The image above is called a Poissonness plot (Hoaglin 1980). This one is for the sample of petals from the larger stones. It allows us to graphically test whether a Poisson distribution is an appropriate model for the petal counts. Let x[k] be the count of stones collecting k petals, we plot on the vertical axis: log(x[k])+log(k!) against k (on the horizontal axis). In such a plot, Poisson counts fall upon a straight line with a slope equal to the logarithm of the Poisson mean. This is what we see for the larger stones. The plot for the smaller stones is also straight.

Kevin suggests testing our observed ratio to see if it is significantly different from the expected ratio of 1.5. Since we are dealing with discrete distributions we can compute the exact probability distribution for this ratio. The larger stones have a length of 9.375. The shorter, square stones have a length of 6.25, for a ratio of 1.5. We take these as the null parameters of two independent Poisson distributions. Our samples of sizes 21 and 12 have sums that are also Poisson. The joint distribution is simply their product, allowing easy computation of the probabilities for the ratio of the means. Its discrete probability distribution is shown below (ignoring the small probability that the denominator is zero, 2.6 x 10^-33 ).

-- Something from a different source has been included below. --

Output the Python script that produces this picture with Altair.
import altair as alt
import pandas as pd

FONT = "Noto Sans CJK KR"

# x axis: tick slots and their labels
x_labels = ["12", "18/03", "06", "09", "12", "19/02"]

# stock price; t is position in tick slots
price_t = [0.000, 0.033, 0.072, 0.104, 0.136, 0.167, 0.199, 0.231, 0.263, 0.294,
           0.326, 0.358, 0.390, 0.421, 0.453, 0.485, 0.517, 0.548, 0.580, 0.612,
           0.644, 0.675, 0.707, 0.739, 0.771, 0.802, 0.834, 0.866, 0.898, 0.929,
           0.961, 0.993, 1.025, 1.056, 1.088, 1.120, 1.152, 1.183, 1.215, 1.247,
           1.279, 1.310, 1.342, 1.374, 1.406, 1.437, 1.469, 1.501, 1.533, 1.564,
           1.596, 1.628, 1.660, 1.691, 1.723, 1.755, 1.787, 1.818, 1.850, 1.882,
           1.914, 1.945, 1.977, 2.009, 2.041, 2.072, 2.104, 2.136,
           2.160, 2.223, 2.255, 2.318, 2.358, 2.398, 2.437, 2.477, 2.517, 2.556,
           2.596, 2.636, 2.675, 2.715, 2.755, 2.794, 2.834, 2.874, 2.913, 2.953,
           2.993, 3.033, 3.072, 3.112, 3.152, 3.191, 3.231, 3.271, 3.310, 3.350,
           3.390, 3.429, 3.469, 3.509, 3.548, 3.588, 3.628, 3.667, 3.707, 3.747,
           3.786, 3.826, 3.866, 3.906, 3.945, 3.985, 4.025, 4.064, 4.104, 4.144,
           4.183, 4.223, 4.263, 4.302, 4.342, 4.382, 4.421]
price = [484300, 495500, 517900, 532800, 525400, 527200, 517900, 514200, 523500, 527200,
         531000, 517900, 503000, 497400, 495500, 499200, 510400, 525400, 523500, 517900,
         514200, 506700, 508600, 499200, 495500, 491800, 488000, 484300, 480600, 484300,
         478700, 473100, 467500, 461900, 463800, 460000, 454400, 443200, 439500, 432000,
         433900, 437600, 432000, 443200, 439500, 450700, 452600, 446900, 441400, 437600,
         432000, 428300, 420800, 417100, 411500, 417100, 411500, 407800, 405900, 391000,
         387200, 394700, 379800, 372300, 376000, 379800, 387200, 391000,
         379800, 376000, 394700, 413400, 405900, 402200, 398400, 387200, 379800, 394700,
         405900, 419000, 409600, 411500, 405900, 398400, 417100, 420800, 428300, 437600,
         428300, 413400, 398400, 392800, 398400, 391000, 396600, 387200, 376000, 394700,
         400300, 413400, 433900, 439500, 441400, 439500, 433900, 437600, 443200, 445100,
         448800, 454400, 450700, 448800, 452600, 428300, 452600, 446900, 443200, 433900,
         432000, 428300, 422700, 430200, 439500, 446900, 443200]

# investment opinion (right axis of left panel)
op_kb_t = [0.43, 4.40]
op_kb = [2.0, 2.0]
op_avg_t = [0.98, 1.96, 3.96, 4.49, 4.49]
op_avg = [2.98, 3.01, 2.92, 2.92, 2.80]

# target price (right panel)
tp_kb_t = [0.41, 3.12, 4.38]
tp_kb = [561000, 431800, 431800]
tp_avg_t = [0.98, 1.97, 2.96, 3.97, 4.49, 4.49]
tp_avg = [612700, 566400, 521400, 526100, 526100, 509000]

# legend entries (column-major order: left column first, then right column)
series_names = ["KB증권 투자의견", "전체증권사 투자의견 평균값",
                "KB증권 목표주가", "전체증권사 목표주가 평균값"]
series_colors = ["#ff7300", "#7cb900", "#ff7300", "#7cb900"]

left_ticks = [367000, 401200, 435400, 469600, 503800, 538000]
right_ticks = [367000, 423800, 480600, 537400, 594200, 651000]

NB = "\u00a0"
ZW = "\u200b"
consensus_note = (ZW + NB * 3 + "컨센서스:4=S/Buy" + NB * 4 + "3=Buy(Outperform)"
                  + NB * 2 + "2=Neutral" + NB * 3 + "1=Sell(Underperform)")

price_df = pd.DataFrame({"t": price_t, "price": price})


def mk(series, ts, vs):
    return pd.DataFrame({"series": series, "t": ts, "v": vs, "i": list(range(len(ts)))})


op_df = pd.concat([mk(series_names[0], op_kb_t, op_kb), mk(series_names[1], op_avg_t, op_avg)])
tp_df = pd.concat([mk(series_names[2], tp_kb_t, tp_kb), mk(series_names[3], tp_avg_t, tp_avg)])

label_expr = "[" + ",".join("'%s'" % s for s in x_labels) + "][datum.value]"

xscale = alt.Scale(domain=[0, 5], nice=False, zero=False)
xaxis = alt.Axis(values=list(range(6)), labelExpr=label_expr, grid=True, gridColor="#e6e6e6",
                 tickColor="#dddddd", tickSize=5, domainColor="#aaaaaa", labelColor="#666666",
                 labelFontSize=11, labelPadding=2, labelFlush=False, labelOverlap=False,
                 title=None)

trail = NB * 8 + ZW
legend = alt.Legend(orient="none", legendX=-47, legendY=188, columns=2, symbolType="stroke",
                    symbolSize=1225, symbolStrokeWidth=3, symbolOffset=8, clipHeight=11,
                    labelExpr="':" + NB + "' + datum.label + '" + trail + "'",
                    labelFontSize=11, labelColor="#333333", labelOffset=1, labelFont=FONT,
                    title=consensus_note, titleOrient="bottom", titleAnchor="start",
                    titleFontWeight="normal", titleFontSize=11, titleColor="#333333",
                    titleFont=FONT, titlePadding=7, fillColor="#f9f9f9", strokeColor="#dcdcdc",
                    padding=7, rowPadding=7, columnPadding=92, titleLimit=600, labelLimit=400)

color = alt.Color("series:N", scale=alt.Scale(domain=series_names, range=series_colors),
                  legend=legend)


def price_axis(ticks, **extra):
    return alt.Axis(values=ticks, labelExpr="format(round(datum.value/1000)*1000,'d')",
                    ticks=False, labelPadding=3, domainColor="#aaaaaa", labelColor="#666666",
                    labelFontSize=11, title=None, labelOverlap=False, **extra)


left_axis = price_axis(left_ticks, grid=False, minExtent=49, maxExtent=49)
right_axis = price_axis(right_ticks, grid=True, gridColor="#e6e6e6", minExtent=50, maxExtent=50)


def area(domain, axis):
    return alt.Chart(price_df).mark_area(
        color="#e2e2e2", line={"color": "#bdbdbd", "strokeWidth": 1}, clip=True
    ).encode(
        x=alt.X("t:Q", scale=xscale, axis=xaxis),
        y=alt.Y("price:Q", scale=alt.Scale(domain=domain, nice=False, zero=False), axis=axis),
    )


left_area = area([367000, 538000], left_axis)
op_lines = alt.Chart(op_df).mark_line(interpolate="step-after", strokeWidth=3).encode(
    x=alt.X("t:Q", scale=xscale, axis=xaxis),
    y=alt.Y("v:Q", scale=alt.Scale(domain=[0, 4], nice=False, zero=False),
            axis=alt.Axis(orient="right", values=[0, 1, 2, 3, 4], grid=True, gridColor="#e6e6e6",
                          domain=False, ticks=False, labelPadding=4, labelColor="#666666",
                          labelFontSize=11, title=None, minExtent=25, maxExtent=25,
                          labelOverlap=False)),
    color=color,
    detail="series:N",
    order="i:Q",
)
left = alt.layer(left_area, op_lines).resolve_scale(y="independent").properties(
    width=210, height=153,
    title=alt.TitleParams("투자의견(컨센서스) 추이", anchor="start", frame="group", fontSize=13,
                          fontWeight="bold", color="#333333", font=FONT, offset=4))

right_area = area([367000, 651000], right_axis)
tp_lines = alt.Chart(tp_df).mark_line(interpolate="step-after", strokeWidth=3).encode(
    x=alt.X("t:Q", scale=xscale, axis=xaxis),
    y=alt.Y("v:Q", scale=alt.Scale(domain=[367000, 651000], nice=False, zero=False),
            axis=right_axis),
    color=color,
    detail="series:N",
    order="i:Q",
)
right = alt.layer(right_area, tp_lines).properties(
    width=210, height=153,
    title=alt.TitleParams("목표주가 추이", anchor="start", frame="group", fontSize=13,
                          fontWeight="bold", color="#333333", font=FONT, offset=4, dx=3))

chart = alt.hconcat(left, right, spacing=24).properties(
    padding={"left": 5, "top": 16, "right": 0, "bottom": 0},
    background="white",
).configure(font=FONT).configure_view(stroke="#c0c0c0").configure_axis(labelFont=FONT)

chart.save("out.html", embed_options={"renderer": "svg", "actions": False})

Although this appears to be a darkly colored continuous probability density, it is actually a discrete distribution of probability mass plotted as densely packed individual vertical lines or spikes of probability. For this null distribution our observed ratio of means, 1.56, has an upper tail p-value of 0.39. This, of course, is not significantly different from 1.5. In fact, our observed ratio would have to exceed 1.89 to be significant at the 5% level. Thanks for the prompting, Kevin.